Сфера художественного творчества Византии, ее шелка и слоновая кость устанавливали стандарты красоты и искусства ремесленников, а ее образы вдохновляли иконописцев в ортодоксальных общинах по всему миру. Что же касается теологии, то напряженная внутренняя борьба империи с иконоборческими ограничениями, ускоренная насильственным принятием ислама, стала отправной точкой для пуритан почти тысячелетием позже. Способность Византии покорять и, главное, оборонять себя и свою изумительную столицу защитила северо-западные регионы Средиземноморья во время хаотичного, но продуктивного периода, последовавшего за крахом Римской империи на Западе. Без Византии не было бы Европы.
Во время критического периода раннего Средневековья, когда арабы вышли из пустыни, чтобы захватить святые места иудеев и христиан и хлебородные области Египта, им путь преградил только Константинополь. Если бы фортификационные сооружения Царьграда, а также упорство и опыт его жителей – императора, двора, народа – не обеспечили надежное функционирование оборонительной системы, ислам бы занял Византию еще в VII в. Завершив завоевание Дамаска, Иерусалима и Персидской империи, мусульмане, несомненно, наводнили бы средиземноморскую империю, созданную Римом, покорив Константинополь с его ресурсами и доходами, судоверфями и торговыми сетями, они успешно продвинулись бы вдоль южного берега Средиземного моря в Испанию, и также смогли бы пересечь Балканский полуостров и установить свое господство на северном побережье.

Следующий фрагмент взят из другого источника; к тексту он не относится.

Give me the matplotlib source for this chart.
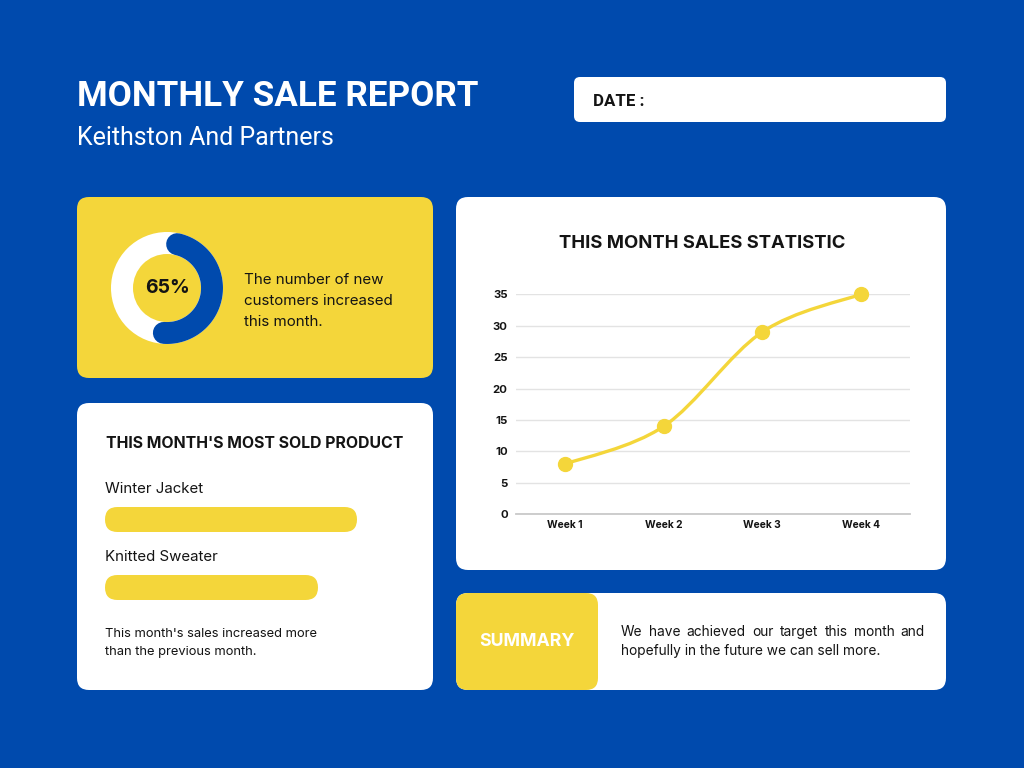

Таким образом, существование Византии частично определялось соперничеством с последующими арабскими государствами, а отношения между христианством и исламом имели формативное влияние на развитие империи. Как мы уже видели, ее первоначальный контакт с исламом в VII в. произошел внезапно. Историческое поражение, которое Византия нанесла Персии, отвлекло внимание от того, что первоначально казалось всего лишь племенным мародерством, разве что с витком к хилиазму. Вместо этого появление арабов под знаменами пророка оказалось длительным травматическим периодом. Влияние их быстрых военных триумфов в 632–642 гг. заставило Византию уйти в Малую Азию, покинув святые христианские центры, а также ряд ранних монастырских территорий в Египте, Палестине и Сирии. Но все же Византия сумела отбить мусульманские атаки на свою столицу и удержать границу по Таврскому горному хребту. Подъем и срыв масштабных планов ислама привели к формативному трехходовому делению Древнего мира на три неравные части: мусульманский Восток от Сирии и Египта через побережье Африки глубоко в Испанию; западная часть, принявшая название Европа; восточная часть, оставшаяся сердцем Византии.